_DATA SECTION_.
>> start

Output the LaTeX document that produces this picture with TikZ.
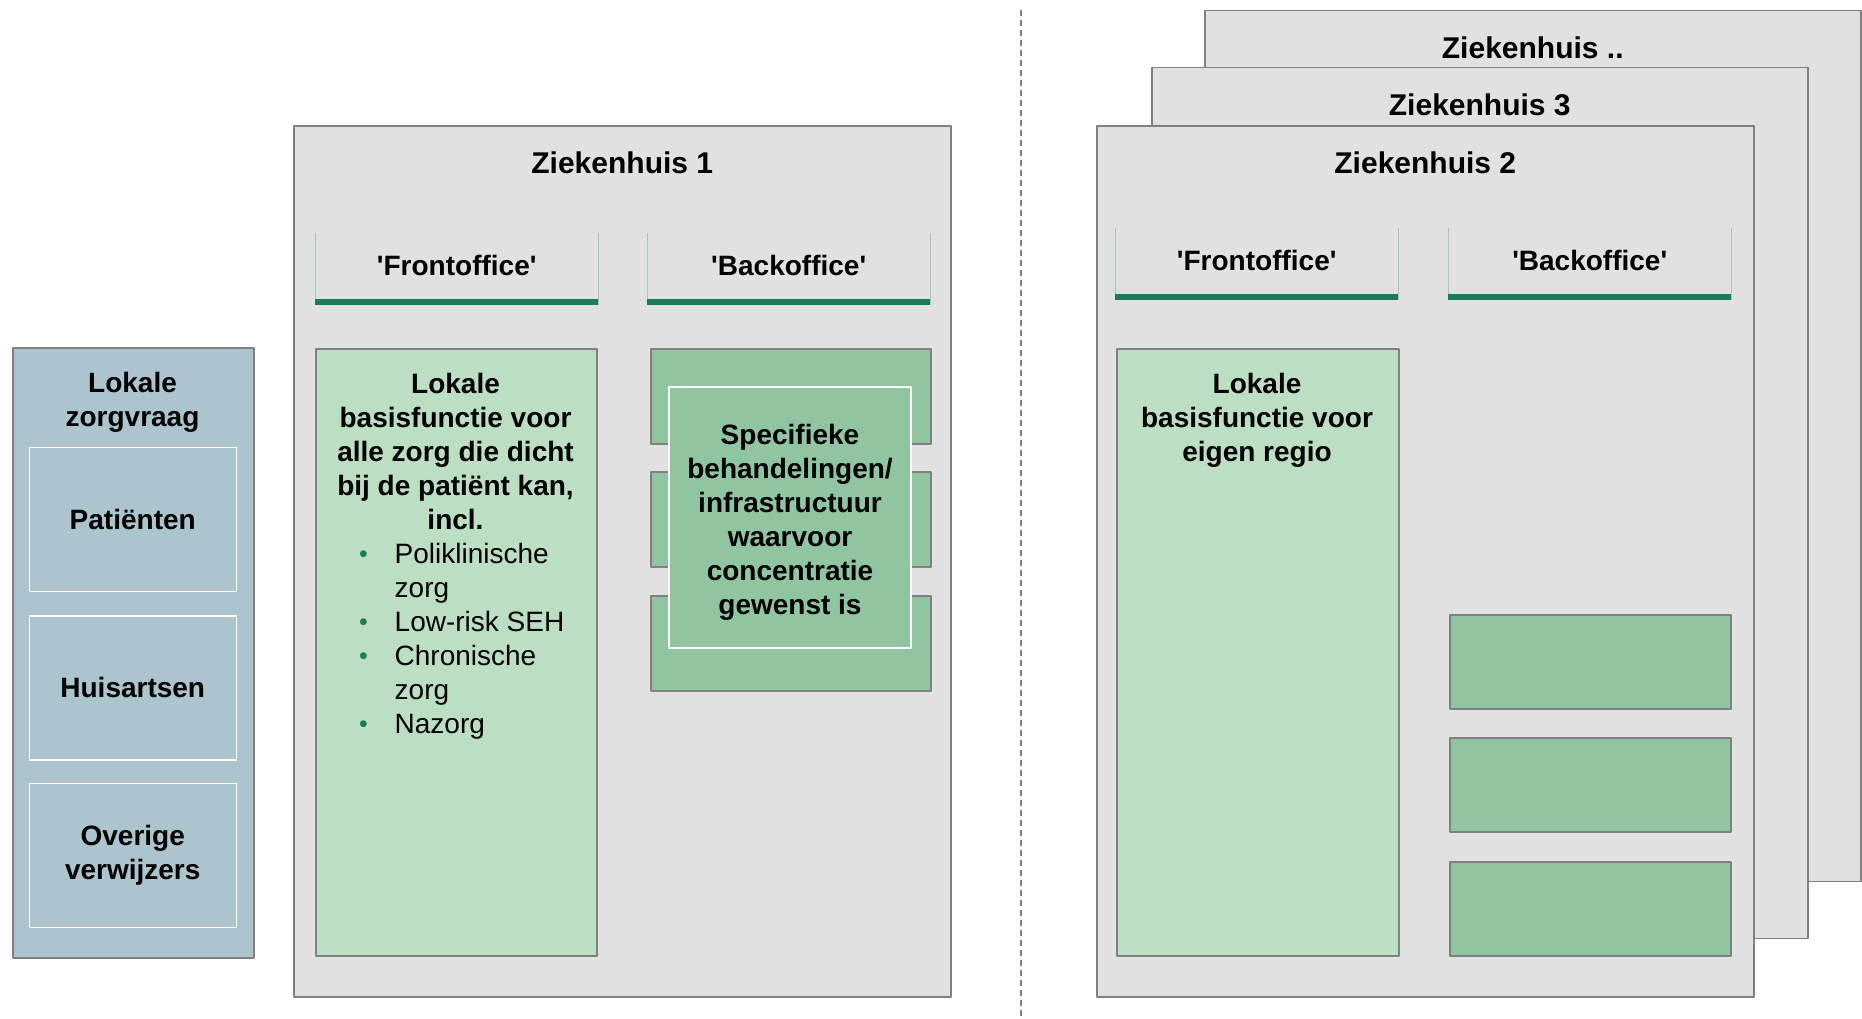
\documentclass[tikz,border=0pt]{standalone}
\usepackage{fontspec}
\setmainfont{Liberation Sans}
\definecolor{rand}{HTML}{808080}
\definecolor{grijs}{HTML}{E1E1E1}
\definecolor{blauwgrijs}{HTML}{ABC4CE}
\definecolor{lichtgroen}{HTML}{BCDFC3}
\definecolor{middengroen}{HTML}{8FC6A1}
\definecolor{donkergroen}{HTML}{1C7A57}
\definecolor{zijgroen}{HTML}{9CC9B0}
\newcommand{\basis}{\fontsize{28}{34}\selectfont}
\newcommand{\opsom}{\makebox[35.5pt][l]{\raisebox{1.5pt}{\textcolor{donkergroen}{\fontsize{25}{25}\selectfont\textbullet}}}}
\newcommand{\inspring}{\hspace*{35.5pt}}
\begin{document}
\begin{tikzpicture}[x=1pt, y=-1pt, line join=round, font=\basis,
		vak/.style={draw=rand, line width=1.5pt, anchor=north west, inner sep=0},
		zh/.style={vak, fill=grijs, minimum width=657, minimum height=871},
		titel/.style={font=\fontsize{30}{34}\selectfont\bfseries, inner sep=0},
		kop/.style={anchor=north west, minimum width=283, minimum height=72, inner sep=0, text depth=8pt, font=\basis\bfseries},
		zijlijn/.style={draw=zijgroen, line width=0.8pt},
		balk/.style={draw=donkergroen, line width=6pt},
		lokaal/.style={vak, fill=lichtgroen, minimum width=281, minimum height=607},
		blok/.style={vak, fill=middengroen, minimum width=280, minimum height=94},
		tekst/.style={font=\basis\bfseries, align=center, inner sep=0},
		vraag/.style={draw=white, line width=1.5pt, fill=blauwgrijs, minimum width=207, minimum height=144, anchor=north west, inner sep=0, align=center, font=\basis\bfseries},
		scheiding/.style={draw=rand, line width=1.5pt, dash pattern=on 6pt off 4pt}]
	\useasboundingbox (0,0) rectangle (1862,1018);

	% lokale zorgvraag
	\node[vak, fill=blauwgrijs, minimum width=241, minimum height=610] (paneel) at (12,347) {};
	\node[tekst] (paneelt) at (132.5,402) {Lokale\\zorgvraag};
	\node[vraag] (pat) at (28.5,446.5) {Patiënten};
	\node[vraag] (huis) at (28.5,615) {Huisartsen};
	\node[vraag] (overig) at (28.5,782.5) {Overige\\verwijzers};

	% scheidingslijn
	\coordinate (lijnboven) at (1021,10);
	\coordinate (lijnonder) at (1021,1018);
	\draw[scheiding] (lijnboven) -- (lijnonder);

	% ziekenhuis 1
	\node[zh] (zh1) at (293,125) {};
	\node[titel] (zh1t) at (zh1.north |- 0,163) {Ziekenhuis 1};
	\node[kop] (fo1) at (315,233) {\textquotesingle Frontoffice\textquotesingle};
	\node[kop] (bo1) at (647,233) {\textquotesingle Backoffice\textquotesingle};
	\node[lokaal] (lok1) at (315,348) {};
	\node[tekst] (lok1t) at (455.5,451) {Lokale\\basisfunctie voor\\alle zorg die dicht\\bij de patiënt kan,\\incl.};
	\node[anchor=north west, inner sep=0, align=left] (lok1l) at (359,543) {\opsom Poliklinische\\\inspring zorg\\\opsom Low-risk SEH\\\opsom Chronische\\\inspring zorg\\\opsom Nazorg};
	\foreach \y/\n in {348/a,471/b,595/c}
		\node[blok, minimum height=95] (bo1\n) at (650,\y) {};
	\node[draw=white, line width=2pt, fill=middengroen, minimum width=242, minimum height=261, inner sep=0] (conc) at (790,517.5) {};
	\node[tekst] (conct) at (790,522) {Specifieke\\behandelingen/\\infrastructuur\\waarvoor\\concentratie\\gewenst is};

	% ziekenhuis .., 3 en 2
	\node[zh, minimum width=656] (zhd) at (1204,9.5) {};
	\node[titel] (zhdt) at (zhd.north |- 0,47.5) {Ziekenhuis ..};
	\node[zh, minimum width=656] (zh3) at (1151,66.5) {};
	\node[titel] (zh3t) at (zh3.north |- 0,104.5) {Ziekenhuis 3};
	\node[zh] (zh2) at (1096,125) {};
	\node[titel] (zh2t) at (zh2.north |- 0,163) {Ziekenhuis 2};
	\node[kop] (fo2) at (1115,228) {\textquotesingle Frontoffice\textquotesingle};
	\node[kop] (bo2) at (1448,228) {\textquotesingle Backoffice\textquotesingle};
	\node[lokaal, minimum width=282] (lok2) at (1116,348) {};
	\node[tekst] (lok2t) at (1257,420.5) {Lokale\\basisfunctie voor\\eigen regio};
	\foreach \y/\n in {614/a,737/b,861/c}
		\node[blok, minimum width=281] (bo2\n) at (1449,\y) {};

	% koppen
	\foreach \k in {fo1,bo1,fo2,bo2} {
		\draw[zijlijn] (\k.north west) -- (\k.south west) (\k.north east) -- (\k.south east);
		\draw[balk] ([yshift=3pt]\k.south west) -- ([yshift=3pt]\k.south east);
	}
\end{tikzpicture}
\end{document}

>> end

_WORK TO BE COMPLETED_.
Restate exactly, please, only the lines between the start of the data and the line containing "(lijnboven) -- (lijnonder);", both ends included, skipping the pictures.

_RESPONSE FOR THIS EXERCISE_.
Output the LaTeX document that produces this picture with TikZ.
\documentclass[tikz,border=0pt]{standalone}
\usepackage{fontspec}
\setmainfont{Liberation Sans}
\definecolor{rand}{HTML}{808080}
\definecolor{grijs}{HTML}{E1E1E1}
\definecolor{blauwgrijs}{HTML}{ABC4CE}
\definecolor{lichtgroen}{HTML}{BCDFC3}
\definecolor{middengroen}{HTML}{8FC6A1}
\definecolor{donkergroen}{HTML}{1C7A57}
\definecolor{zijgroen}{HTML}{9CC9B0}
\newcommand{\basis}{\fontsize{28}{34}\selectfont}
\newcommand{\opsom}{\makebox[35.5pt][l]{\raisebox{1.5pt}{\textcolor{donkergroen}{\fontsize{25}{25}\selectfont\textbullet}}}}
\newcommand{\inspring}{\hspace*{35.5pt}}
\begin{document}
\begin{tikzpicture}[x=1pt, y=-1pt, line join=round, font=\basis,
		vak/.style={draw=rand, line width=1.5pt, anchor=north west, inner sep=0},
		zh/.style={vak, fill=grijs, minimum width=657, minimum height=871},
		titel/.style={font=\fontsize{30}{34}\selectfont\bfseries, inner sep=0},
		kop/.style={anchor=north west, minimum width=283, minimum height=72, inner sep=0, text depth=8pt, font=\basis\bfseries},
		zijlijn/.style={draw=zijgroen, line width=0.8pt},
		balk/.style={draw=donkergroen, line width=6pt},
		lokaal/.style={vak, fill=lichtgroen, minimum width=281, minimum height=607},
		blok/.style={vak, fill=middengroen, minimum width=280, minimum height=94},
		tekst/.style={font=\basis\bfseries, align=center, inner sep=0},
		vraag/.style={draw=white, line width=1.5pt, fill=blauwgrijs, minimum width=207, minimum height=144, anchor=north west, inner sep=0, align=center, font=\basis\bfseries},
		scheiding/.style={draw=rand, line width=1.5pt, dash pattern=on 6pt off 4pt}]
	\useasboundingbox (0,0) rectangle (1862,1018);

	% lokale zorgvraag
	\node[vak, fill=blauwgrijs, minimum width=241, minimum height=610] (paneel) at (12,347) {};
	\node[tekst] (paneelt) at (132.5,402) {Lokale\\zorgvraag};
	\node[vraag] (pat) at (28.5,446.5) {Patiënten};
	\node[vraag] (huis) at (28.5,615) {Huisartsen};
	\node[vraag] (overig) at (28.5,782.5) {Overige\\verwijzers};

	% scheidingslijn
	\coordinate (lijnboven) at (1021,10);
	\coordinate (lijnonder) at (1021,1018);
	\draw[scheiding] (lijnboven) -- (lijnonder);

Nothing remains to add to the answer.